No one can compensate even a small part of what the victim lost in the process including economic, mental and social stability. I hope that she goes public and files a case against Bahl. People like Bahl must be shown their rightful place in the society. However, I also want to emphasise on how blaming Anurag Kashyap, and Phantom films for the episode might not be the solution to the problem. I am writing this – not because of my liking for Anurag Kashyap and his movies, but because of my own experience.
I have worked in the IT industry for the last ten years, and I must say that it’s one of the most female-friendly, transparent and considerate sectors. However, there are always some sour apples everywhere, and I had to deal with one such in my career.
It was 2013, and I was about to join this person’s team. He had a reputation of being rude, harsh and extremely insulting towards his female colleagues. I was joining the team in spite of that because the work entailed something I loved. But within a week, I understood his behaviour. I had to be in touch with him all the time as I was directly reporting to him. However, most of the times it was him shouting and I listening. Every single phone call was a nightmare as he would keep on scolding and screaming for every single thing that went wrong in the team. He was vicious while using his words and his constant criticism was eventually draining my confidence. It was constant mental abuse, and I had no choice but to ride it out. And it was the same with most of the female employees from the team, except his favourites and close friends. The shouting and abusing happened in full display in front of all other men, but no one dared to stand up against him. This went on for a year.
I decided to raise my voice, finally, when I couldn’t take it anymore. After he left, I called my super boss and explained the situation. Coincidentally, the same day, the super boss got a call from one of my colleagues, and she had the same things to say about our boss – shouting, mental abuse, deliberate criticism meant to break the confidence etc. Later, I came to know that there were some official complaints made against him by some of the top bosses within the business unit as well.
The super boss was incredibly supportive, and he asked me to write an official email which I did. The matter was taken up to the human resource team. One-to-one meetings, calls, official emails followed including some sessions with him, his super boss and the human resource team. We were sent emails providing support and assurance that everything will be ‘taken care of’. But in spite of promising confidentiality, the fact that I made an official complaint was leaked. On one side, I received a lot of feedback from my colleagues and some employees I didn’t even know thanking me for taking it up while on the other hand, I became a face of dissent – the one who raised her voice, the “problematic” woman. I did not realise it back then. And when I realised it, it came as a hard blow.
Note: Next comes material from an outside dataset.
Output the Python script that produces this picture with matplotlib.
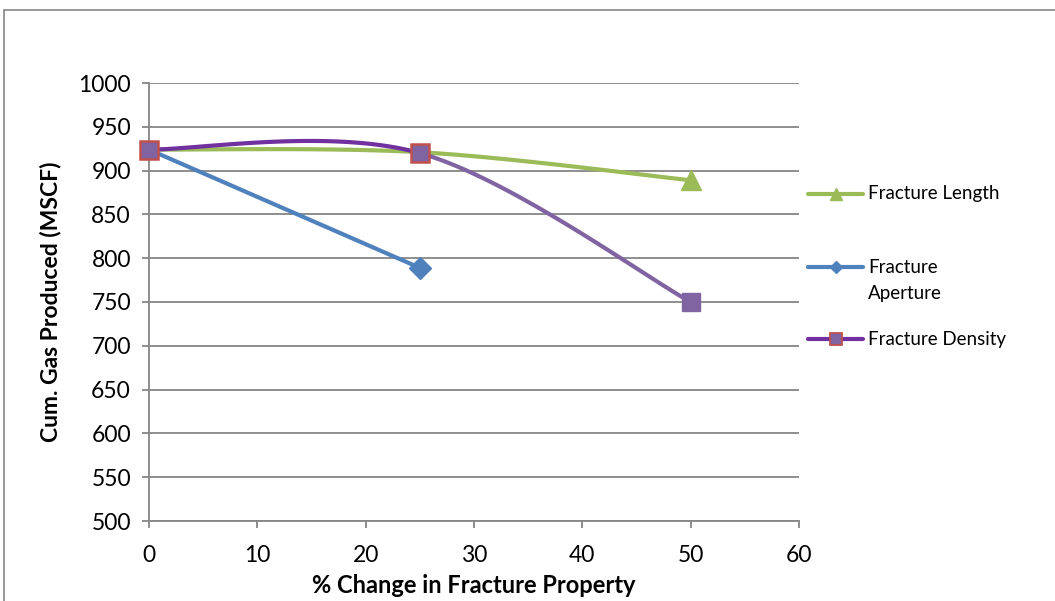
import numpy as np
import matplotlib
matplotlib.use("Agg")
import matplotlib.pyplot as plt
from matplotlib.lines import Line2D
from matplotlib.patches import Rectangle

plt.rcParams['font.family'] = ['Lato', 'DejaVu Sans']

# Data
x_length = [0, 25, 50]
y_length = [924, 921, 889]
x_aperture = [0, 25]
y_aperture = [924, 789]
x_density = [0, 25, 50]
y_density = [924, 920, 750]

x_ticks = [0, 10, 20, 30, 40, 50, 60]
y_ticks = [500, 550, 600, 650, 700, 750, 800, 850, 900, 950, 1000]

GREEN = '#9BBB59'
BLUE = '#4F81BD'
PURPLE_DARK = '#7030A0'
PURPLE = '#8064A2'
RED = '#C0504D'
GRID = '#868686'

W, H = 1055, 601


def smooth_segments(xs, ys, n=60):
    """Excel-style smoothed line (Catmull-Rom cubic Bezier) segments."""
    pts = np.column_stack([xs, ys]).astype(float)
    m = len(pts)
    segs = []
    for i in range(m - 1):
        p0 = pts[i - 1] if i > 0 else pts[i]
        p1 = pts[i]
        p2 = pts[i + 1]
        p3 = pts[i + 2] if i + 2 < m else pts[i + 1]
        b1 = p1 + (p2 - p0) / 6.0
        b2 = p2 - (p3 - p1) / 6.0
        t = np.linspace(0, 1, n)[:, None]
        c = ((1 - t) ** 3) * p1 + 3 * ((1 - t) ** 2) * t * b1 + 3 * (1 - t) * t ** 2 * b2 + t ** 3 * p2
        segs.append(c)
    return segs


fig = plt.figure(figsize=(W / 100, H / 100), dpi=100)
ax = fig.add_axes([149 / W, 1 - 521 / H, 650 / W, 438 / H])

# outer chart border
fig.patches.append(Rectangle((4 / W, -0.1), 1.2, 1 - 10 / H + 0.1,
                             transform=fig.transFigure, fill=False,
                             edgecolor=GRID, linewidth=1.2, zorder=0))

lw = 3.0
# Fracture Length
for seg in smooth_segments(x_length, y_length):
    ax.plot(seg[:, 0], seg[:, 1], color=GREEN, lw=lw, solid_capstyle='round', zorder=3)
ax.plot(x_length[-1:], y_length[-1:], linestyle='none', marker='^', ms=14,
        color=GREEN, zorder=4, clip_on=False)

# Fracture Aperture
ax.plot(x_aperture, y_aperture, color=BLUE, lw=lw, solid_capstyle='round', zorder=3)
ax.plot(x_aperture[-1:], y_aperture[-1:], linestyle='none', marker='D', ms=11,
        color=BLUE, zorder=4, clip_on=False)

# Fracture Density
dsegs = smooth_segments(x_density, y_density)
seg_colors = [PURPLE_DARK, PURPLE]
for seg, c in zip(dsegs, seg_colors):
    ax.plot(seg[:, 0], seg[:, 1], color=c, lw=lw, solid_capstyle='round', zorder=5)
ax.plot(x_density[:2], y_density[:2], linestyle='none', marker='s', ms=13,
        markerfacecolor=PURPLE, markeredgecolor=RED, markeredgewidth=1.8, zorder=6,
        clip_on=False)
ax.plot(x_density[2:], y_density[2:], linestyle='none', marker='s', ms=13,
        markerfacecolor=PURPLE, markeredgecolor=PURPLE, zorder=6, clip_on=False)

ax.set_xlim(0, 60)
ax.set_ylim(500, 1000)
ax.set_xticks(x_ticks)
ax.set_yticks(y_ticks)
ax.grid(axis='y', color=GRID, lw=1.3)
ax.set_axisbelow(True)
for s in ['top', 'right']:
    ax.spines[s].set_visible(False)
for s in ['left', 'bottom']:
    ax.spines[s].set_color(GRID)
    ax.spines[s].set_linewidth(1.3)
ax.tick_params(axis='both', direction='out', color=GRID, width=1.3, length=5,
               labelsize=16.5, colors='black')
ax.tick_params(axis='x', pad=12)
ax.tick_params(axis='y', pad=8)

ax.set_xlabel('% Change in Fracture Property', fontsize=17, fontweight='bold', labelpad=6)
ax.set_ylabel('Cum. Gas Produced (MSCF)', fontsize=16.5, fontweight='bold', labelpad=12)

# Manual legend (Excel-style)
leg_items = [
    (194, dict(color=GREEN, marker='^', ms=8, markerfacecolor=GREEN, markeredgecolor=GREEN),
     GREEN, ['Fracture Length']),
    (267, dict(color=BLUE, marker='D', ms=6, markerfacecolor=BLUE, markeredgecolor=BLUE),
     BLUE, ['Fracture', 'Aperture']),
    (339, dict(color=PURPLE, marker='s', ms=8, markerfacecolor=PURPLE, markeredgecolor=RED,
               markeredgewidth=1.3),
     PURPLE_DARK, ['Fracture Density']),
]
x0, x1, xt = 808, 863, 868
for ypix, mk, lc, lines in leg_items:
    yf = 1 - ypix / H
    fig.add_artist(Line2D([x0 / W, x1 / W], [yf, yf], transform=fig.transFigure,
                          color=lc, lw=lw, solid_capstyle='round'))
    fig.add_artist(Line2D([(x0 + x1) / 2 / W], [yf], transform=fig.transFigure,
                          linestyle='none', **mk))
    for k, txt in enumerate(lines):
        fig.text(xt / W, 1 - (ypix + 26 * k) / H, txt, fontsize=13.5,
                 va='center', ha='left')

fig.savefig('out.png', dpi=100)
Even after so many meetings/emails and calls, he was not sacked from his job. He was just given another job for a couple of months where he did not have to ‘deal’ with us. And after that, he was moved to a better, glamorous job where he only got more visibility, power and control.
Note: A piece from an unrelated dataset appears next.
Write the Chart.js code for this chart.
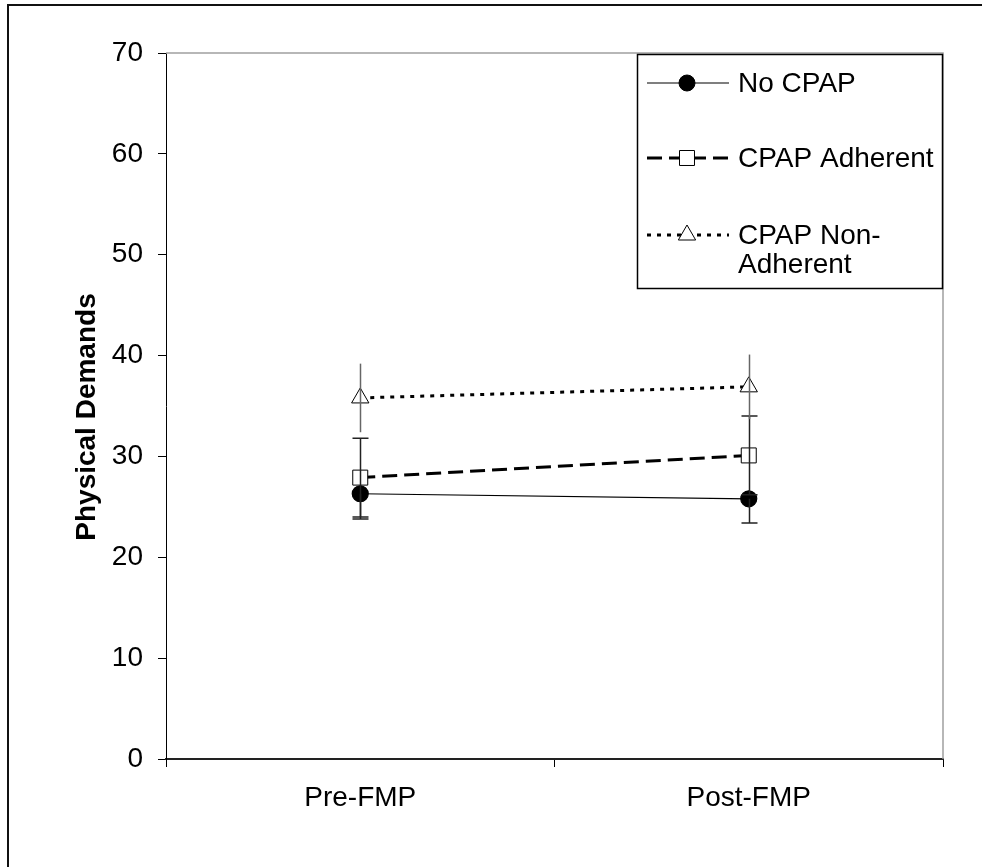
<!DOCTYPE html>
<html>
<head>
<meta charset="utf-8">
<script src="https://cdn.jsdelivr.net/npm/chart.js@4.4.0/dist/chart.umd.min.js"></script>
<style>
    html, body { margin: 0; padding: 0; background: #fff; }
    #contenedor { position: relative; width: 982px; height: 867px; overflow: hidden; }
    #marco { position: absolute; left: 7px; top: 4px; width: 1000px; height: 900px;
             border-left: 2px solid #111; border-top: 2px solid #111; pointer-events: none; }
</style>
</head>
<body>
<div id="contenedor">
    <canvas id="grafico"></canvas>
    <div id="marco"></div>
</div>
<script>
// Datos
const categorias = ['Pre-FMP', 'Post-FMP'];
const nombresSeries = ['No CPAP', 'CPAP Adherent', 'CPAP Non-Adherent'];
const noCpap = [26.3, 25.8];
const cpapAdherente = [27.9, 30.1];
const cpapNoAdherente = [35.8, 36.9];
const errorNoCpap = [2.5, 2.4];
const errorAdherente = [3.9, 3.9];
const errorNoAdherente = [3.4, 3.2];
const ticksY = [0, 10, 20, 30, 40, 50, 60, 70];
const etiquetasLeyenda = [['No CPAP'], ['CPAP Adherent'], ['CPAP Non-', 'Adherent']];
const tituloY = 'Physical Demands';

const fuente = "'Liberation Sans', Arial, sans-serif";
Chart.defaults.font.family = fuente;
Chart.defaults.color = '#000';

const errores = [errorNoCpap, errorAdherente, errorNoAdherente];
// No CPAP solo muestra la barra hacia abajo
const estiloError = [
    { color: '#222', cap: 8, arriba: false, abajo: true },
    { color: '#222', cap: 8, arriba: true, abajo: true },
    { color: '#666', cap: 0, arriba: true, abajo: true }
];

// Dibuja un marcador simple (círculo, cuadrado o triángulo)
const dibujarMarcador = (ctx, estilo, x, y, r, relleno) => {
    ctx.save();
    ctx.beginPath();
    if (estilo === 'circle') {
        ctx.arc(x, y, r, 0, Math.PI * 2);
    } else if (estilo === 'rect') {
        const s = r * Math.SQRT1_2;
        ctx.rect(x - s, y - s, 2 * s, 2 * s);
    } else {
        ctx.moveTo(x, y - r);
        ctx.lineTo(x + r * 0.866, y + r * 0.5);
        ctx.lineTo(x - r * 0.866, y + r * 0.5);
        ctx.closePath();
    }
    ctx.fillStyle = relleno;
    ctx.fill();
    ctx.lineWidth = 1;
    ctx.strokeStyle = '#000';
    ctx.setLineDash([]);
    ctx.stroke();
    ctx.restore();
};

// Barras de error
const pluginErrores = {
    id: 'barrasError',
    afterDatasetsDraw(chart) {
        const ctx = chart.ctx;
        const escalaY = chart.scales.y;
        chart.data.datasets.forEach((ds, i) => {
            const meta = chart.getDatasetMeta(i);
            const estilo = estiloError[i];
            meta.data.forEach((punto, j) => {
                const v = ds.data[j];
                const e = errores[i][j];
                const x = Math.round(punto.x) + 0.5;
                const yCentro = escalaY.getPixelForValue(v);
                const yArriba = estilo.arriba ? escalaY.getPixelForValue(v + e) : yCentro;
                const yAbajo = estilo.abajo ? escalaY.getPixelForValue(v - e) : yCentro;
                ctx.save();
                ctx.strokeStyle = estilo.color;
                ctx.lineWidth = 1.5;
                ctx.beginPath();
                ctx.moveTo(x, yArriba);
                ctx.lineTo(x, yAbajo);
                if (estilo.cap > 0) {
                    if (estilo.arriba) {
                        ctx.moveTo(x - estilo.cap, yArriba);
                        ctx.lineTo(x + estilo.cap, yArriba);
                    }
                    if (estilo.abajo) {
                        ctx.moveTo(x - estilo.cap, yAbajo);
                        ctx.lineTo(x + estilo.cap, yAbajo);
                    }
                }
                ctx.stroke();
                ctx.restore();
            });
        });
    }
};

// Borde gris del área de trazado, título del eje Y y leyenda
const pluginDecoracion = {
    id: 'decoracion',
    beforeDatasetsDraw(chart) {
        const { ctx, chartArea } = chart;
        ctx.save();
        ctx.strokeStyle = '#a0a0a0';
        ctx.lineWidth = 1.5;
        ctx.beginPath();
        ctx.moveTo(chartArea.left, chartArea.top);
        ctx.lineTo(chartArea.right, chartArea.top);
        ctx.lineTo(chartArea.right, chartArea.bottom);
        ctx.stroke();
        ctx.restore();
    },
    afterDraw(chart) {
        const ctx = chart.ctx;
        // título eje Y
        ctx.save();
        ctx.translate(87, 417);
        ctx.rotate(-Math.PI / 2);
        ctx.font = 'bold 28px ' + fuente;
        ctx.fillStyle = '#000';
        ctx.textAlign = 'center';
        ctx.textBaseline = 'middle';
        ctx.fillText(tituloY, 0, 0);
        ctx.restore();

        // leyenda
        ctx.save();
        ctx.fillStyle = '#fff';
        ctx.fillRect(637, 54, 305, 234);
        ctx.strokeStyle = '#000';
        ctx.lineWidth = 1.5;
        ctx.strokeRect(637.5, 54.5, 305, 234);
        const filas = [83, 158, 235];
        ctx.font = '28px ' + fuente;
        ctx.textBaseline = 'middle';
        ctx.textAlign = 'left';
        chart.data.datasets.forEach((ds, i) => {
            const y = filas[i];
            ctx.save();
            ctx.strokeStyle = ds.borderColor;
            ctx.lineWidth = ds.borderWidth;
            ctx.setLineDash(ds.borderDash || []);
            ctx.beginPath();
            ctx.moveTo(647, y);
            ctx.lineTo(729, y);
            ctx.stroke();
            ctx.restore();
            dibujarMarcador(ctx, ds.pointStyle, 687, y, ds.pointRadius, ds.pointBackgroundColor);
            ctx.fillStyle = '#000';
            etiquetasLeyenda[i].forEach((linea, k) => {
                ctx.fillText(linea, 738, y + 1 + k * 29);
            });
        });
        ctx.restore();
    }
};

const grafico = new Chart(document.getElementById('grafico').getContext('2d'), {
    type: 'line',
    data: {
        labels: categorias,
        datasets: [
            {
                label: nombresSeries[0],
                data: noCpap,
                borderColor: '#000',
                borderWidth: 1.2,
                pointStyle: 'circle',
                pointRadius: 8,
                pointBackgroundColor: '#000',
                pointBorderColor: '#000',
                tension: 0
            },
            {
                label: nombresSeries[1],
                data: cpapAdherente,
                borderColor: '#000',
                borderWidth: 3,
                borderDash: [15, 7],
                pointStyle: 'rect',
                pointRadius: 10.6,
                pointBackgroundColor: '#fff',
                pointBorderColor: '#000',
                pointBorderWidth: 1,
                tension: 0
            },
            {
                label: nombresSeries[2],
                data: cpapNoAdherente,
                borderColor: '#000',
                borderWidth: 3,
                borderDash: [4, 6],
                pointStyle: 'triangle',
                pointRadius: 10,
                pointBackgroundColor: '#fff',
                pointBorderColor: '#000',
                pointBorderWidth: 1,
                tension: 0
            }
        ]
    },
    options: {
        responsive: true,
        maintainAspectRatio: false,
        animation: false,
        layout: { padding: { top: 53, right: 39, bottom: 0, left: 0 } },
        plugins: {
            legend: { display: false },
            tooltip: { enabled: false }
        },
        scales: {
            x: {
                type: 'category',
                offset: true,
                afterFit: (escala) => { escala.height = 108; },
                border: { display: true, color: '#222', width: 2 },
                grid: { offset: true, drawOnChartArea: false, drawTicks: true, tickLength: 8, color: '#000' },
                ticks: { font: { size: 28 }, color: '#000', padding: 14, maxRotation: 0 }
            },
            y: {
                min: 0,
                max: 70,
                afterFit: (escala) => { escala.width = 166; },
                afterBuildTicks: (escala) => { escala.ticks = ticksY.map(v => ({ value: v })); },
                border: { display: true, color: '#000', width: 1 },
                grid: { drawOnChartArea: false, drawTicks: true, tickLength: 8, color: '#000' },
                ticks: { font: { size: 28 }, color: '#000', padding: 15 }
            }
        }
    },
    plugins: [pluginDecoracion, pluginErrores]
});
</script>
</body>
</html>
As for me – my appraisal was ruined; I received the least rating that year. Some of my important tasks were snatched and assigned to others. No one ever said anything to my face – I got this message indirectly.
Why did this happen? Why couldn’t they just sack him after so many incidences recounted by many people and that too publicly? I knew the reason – money and position. He is an extremely ambitious person who can go to any lengths to achieve his target. He had good relations with the top bosses and most importantly – “he delivered”. He had all the data and statistics which showed how much money he had saved for the company and how much he had earned in profits – even if that money was a result of his team’s hard work.
That was the only reason he survived. That was the only reason he was not sacked. That was the only reason the company retained him. That was the only reason he continued with the same attitude in a different team with other female employees.
Why let go of a manager who brings in money for the sake of a moral stance that too for an average “female employee”?
Unfortunately, this is the way it has always been. Money is the most important thing for companies. Reputation is what matters the most. Companies are willing to do anything to save their reputation, including covering up such incidents. They will keep mum, compromise and ignore the women. Ruin their careers and shut them up.
It’s a really bold move by Phantom Films to come out and name Vikas Bahl. They have done so, knowing they will have to deal with legal issues. They have opened themselves up for public criticism and shaming. They have given a public apology and accepted their failings.
Looking at some of the comments and criticism hurled at Phantom films and Anurag Kashyap, I feel this is uncalled for. What they have done is sensible and morally correct – even if they are late in doing so. We are witnessing a rare situation. As the #MeTooIndia movement gains momentum, let us not get swayed in the rage, but appreciate the small, little positive things that are coming our way. Let us not dismiss Anurag’s apology. This should be taken as an example for other companies to follow. If we keep on criticising such bold steps, it will only discourage other companies in coming out to support the victims.